Storage: local drives¶
See also
Local disks on computing nodes are the preferred place for doing your IO. The general idea is use network storage as a backend and local disk for actual data processing.
- In the beginning of the job cd to
/tmp
and make a unique directory for your run - copy needed input from WRKDIR to there
- run your calculation normally forwarding all the output to
/tmp
- in the end copy relevant output to WRKDIR for analysis and further usage
Pros
- You get better and steadier IO performance. WRKDIR is shared over all users making per-user performance actually rather poor.
- You save performance for WRKDIR to those who cannot use local disks.
- You get much better performance when using many small files (Lustre works poorly here).
- Saves your quota if your code generate lots of data but finally you need only part of it
- In general, it is an excellent choice for single-node runs (that is all job’s task run on the same node).
Cons
- Not feasible for huge files (>100GB). Use WRKDIR instead.
- Small learning curve (must copy files before and after the job).
- Not feasible for cross-node IO (MPI jobs). Use WRKDIR instead.
How to use local drives on compute nodes¶
NOT for the long-term data. Cleaned every time your job is finished.
You have to use --gres=spindle
to ensure that you get a hard
disk (note 2019-january: except GPU nodes).
/tmp
is a bind-mounted user specific directory. Directory is per-user
(not per-job that is), if you get two jobs running on the same node, you
get the same /tmp
.
Interactively¶
How to use /tmp when you login interactively
$ sinteractive -t 1:00:00 # request a node for one hour
(node)$ mkdir /tmp/$SLURM_JOB_ID # create a unique directory, here we use
(node)$ cd /tmp/$SLURM_JOB_ID
... do what you wanted ...
(node)$ cp your_files $WRKDIR/my/valuable/data # copy what you need
(node)$ cd; rm -rf /tmp/$SLURM_JOB_ID # clean up after yourself
(node)$ exit
In batch script¶
Batch job example that prevents data lost in case program gets
terminated (either because of scancel
or due to time limit).
#!/bin/bash
#SBATCH --time=0-12:00:00 --mem-per-cpu=2500 # time and memory requirements
mkdir /tmp/$SLURM_JOB_ID # get a directory where you will send all output from your program
cd /tmp/$SLURM_JOB_ID
## set the trap: when killed or exits abnormally you get the
## output copied to $WRKDIR/$SLURM_JOB_ID anyway
trap "mkdir $WRKDIR/$SLURM_JOB_ID; mv -f /tmp/$SLURM_JOB_ID $WRKDIR/$SLURM_JOB_ID; exit" TERM EXIT
## run the program and redirect all IO to a local drive
## assuming that you have your program and input at $WRKDIR
srun $WRKDIR/my_program $WRKDIR/input > output
mv /tmp/$SLURM_JOB_ID/output $WRKDIR/SOMEDIR # move your output fully or partially
Batch script for thousands input/output files¶
If your job requires a large amount of files as input/output using tar
utility can greatly reduce the load on the $WRKDIR
-filesystem.
Using methods like this is recommended if you’re working with thousands of files.
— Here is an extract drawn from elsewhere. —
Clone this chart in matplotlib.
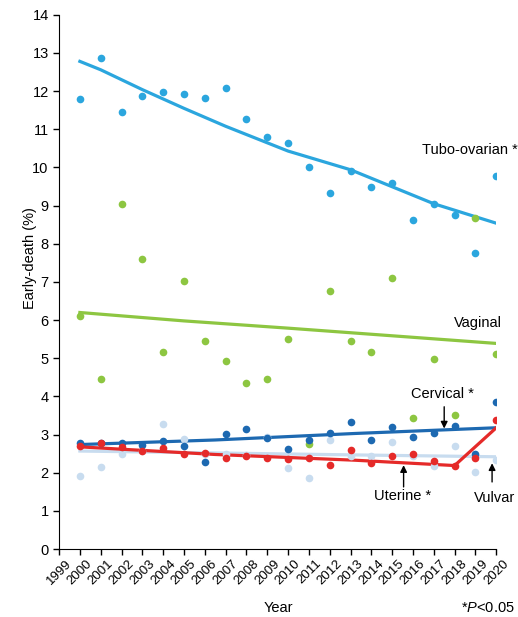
import numpy as np
import matplotlib
matplotlib.use("Agg")
import matplotlib.pyplot as plt

plt.rcParams['font.family'] = ['Liberation Sans', 'DejaVu Sans']
plt.rcParams['mathtext.fontset'] = 'custom'
plt.rcParams['mathtext.rm'] = 'Liberation Sans'
plt.rcParams['mathtext.it'] = 'Liberation Sans:italic'

years = list(range(2000, 2021))
tick_years = list(range(1999, 2021))

# observed early-death (%) per year
tubo = [11.79, 12.88, 11.46, 11.86, 11.99, 11.93, 11.81, 12.09, 11.27, 10.80, 10.65,
        10.02, 9.33, 9.91, 9.50, 9.59, 8.62, 9.05, 8.76, 7.75, 9.77]
vaginal = [6.11, 4.47, 9.05, 7.60, 5.16, 7.03, 5.46, 4.94, 4.36, 4.46, 5.50,
           2.75, 6.76, 5.45, 5.16, 7.11, 3.44, 4.99, 3.52, 8.67, 5.11]
cervical = [2.77, 2.79, 2.77, 2.73, 2.84, 2.70, 2.28, 3.01, 3.16, 2.90, 2.63,
            2.86, 3.03, 3.32, 2.86, 3.19, 2.93, 3.03, 3.23, 2.48, 3.86]
uterine = [2.71, 2.77, 2.67, 2.56, 2.64, 2.49, 2.52, 2.40, 2.45, 2.38, 2.36,
           2.38, 2.20, 2.59, 2.25, 2.45, 2.49, 2.31, 2.18, 2.39, 3.38]
vulvar = [1.92, 2.16, 2.50, 2.58, 3.28, 2.88, 2.50, 2.48, 2.46, 2.93, 2.12,
          1.87, 2.86, 2.45, 2.44, 2.80, 2.43, 2.18, 2.71, 2.03, 2.33]

# fitted trend lines (joinpoint)
tubo_fit_x = [2000, 2001, 2003, 2005, 2007, 2010, 2013, 2017, 2020]
tubo_fit = [12.78, 12.56, 12.04, 11.55, 11.08, 10.43, 9.94, 9.05, 8.54]
vag_fit_x = [2000, 2005, 2010, 2020]
vag_fit = [6.20, 5.98, 5.79, 5.39]
cerv_fit_x = [2000, 2006.5, 2013.2, 2020]
cerv_fit = [2.74, 2.86, 3.03, 3.18]
ut_fit_x = [2000, 2006.5, 2013.2, 2018, 2020]
ut_fit = [2.68, 2.48, 2.33, 2.19, 3.18]
vul_fit_x = [2000, 2013, 2020]
vul_fit = [2.57, 2.47, 2.42]

c_tubo = '#2BA6DE'
c_vag = '#8DC641'
c_cerv = '#1D69B1'
c_ut = '#E52A29'
c_vul = '#C8DCEF'

fig = plt.figure(figsize=(5.18, 6.17), dpi=100)
ax = fig.add_axes([0.114, 0.110, 0.844, 0.866])

lw = 2.3
ax.plot(vul_fit_x, vul_fit, color=c_vul, lw=lw, zorder=2)
ax.plot(tubo_fit_x, tubo_fit, color=c_tubo, lw=lw, zorder=2)
ax.plot(vag_fit_x, vag_fit, color=c_vag, lw=lw, zorder=2)
ax.plot(cerv_fit_x, cerv_fit, color=c_cerv, lw=lw, zorder=3)
ax.plot(ut_fit_x, ut_fit, color=c_ut, lw=lw, zorder=3)

ms = 5.5
ax.plot(years, vaginal, 'o', color=c_vag, ms=ms, mec='none', zorder=4)
ax.plot(years, tubo, 'o', color=c_tubo, ms=ms, mec='none', zorder=4)
ax.plot(years, vulvar, 'o', color=c_vul, ms=ms, mec='none', zorder=4)
ax.plot(years, cervical, 'o', color=c_cerv, ms=ms, mec='none', zorder=5)
ax.plot(years, uterine, 'o', color=c_ut, ms=ms, mec='none', zorder=6)

ax.set_xlim(1999, 2020)
ax.set_ylim(0, 14)
ax.set_xticks(tick_years)
ax.set_xticklabels([str(y) for y in tick_years], rotation=45, ha='center',
                   fontsize=9.5)
ax.set_yticks(range(0, 15))
ax.tick_params(axis='y', labelsize=10.5, length=4, width=1)
ax.tick_params(axis='x', length=4, width=1, pad=2)
ax.spines['top'].set_visible(False)
ax.spines['right'].set_visible(False)
ax.set_ylabel('Early-death (%)', fontsize=10.5)
ax.yaxis.set_label_coords(-0.05, 0.545)

fs = 10.5
ax.text(2016.45, 10.46, 'Tubo-ovarian *', fontsize=fs, ha='left', va='center', clip_on=False)
ax.text(2019.1, 5.93, 'Vaginal', fontsize=fs, ha='center', va='center')
ax.text(2017.4, 4.06, 'Cervical *', fontsize=fs, ha='center', va='center')
ax.text(2015.5, 1.39, 'Uterine *', fontsize=fs, ha='center', va='center')
ax.text(2019.9, 1.34, 'Vulvar', fontsize=fs, ha='center', va='center', clip_on=False)

arrow = dict(arrowstyle='-|>', color='black', lw=1, mutation_scale=10, shrinkA=0, shrinkB=0)
ax.annotate('', xy=(2017.5, 3.16), xytext=(2017.5, 3.73), arrowprops=arrow)
ax.annotate('', xy=(2015.55, 2.20), xytext=(2015.55, 1.63), arrowprops=arrow)
ax.annotate('', xy=(2019.8, 2.25), xytext=(2019.8, 1.76), arrowprops=arrow)

fig.text(0.537, 0.0145, 'Year', fontsize=10.5, ha='center', va='center')
fig.text(0.993, 0.0145, '*$P$<0.05', fontsize=10.5, ha='right', va='center')

fig.savefig('out.png', dpi=100)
Working with tar balls is done in a following fashion:
- Determine if your input data can be collected into analysis-sized chunks that can be (if possible) re-used
- Make a tar ball out of the input data (
tar cf <tar filename>.tar <input files>
) - At the beginning of job copy the tar ball into
/tmp
and untar it there (tar xf <tar filename>.tar
) - Do the analysis here, in the local disk
- If output is a large amount of files, tar them and copy them out.
Otherwise write output to
$WRKDIR
A sample code is below:
#!/bin/bash
#SBATCH --time=0-12:00:00 --mem-per-cpu=2000 # time and memory requirements
mkdir /tmp/$SLURM_JOB_ID # get a directory where you will put your data
cp $WRKDIR/input.tar /tmp/$SLURM_JOB_ID # copy tarred input files
cd /tmp/$SLURM_JOB_ID
trap "rm -rf /tmp/$SLURM_JOB_ID; exit" TERM EXIT # set the trap: when killed or exits abnormally you clean up your stuff
tar xf input.tar # untar the files
srun input/* # do the analysis, or what ever else
tar cf output.tar output/* # tar output
mv output.tar $WRKDIR/SOMEDIR # copy results back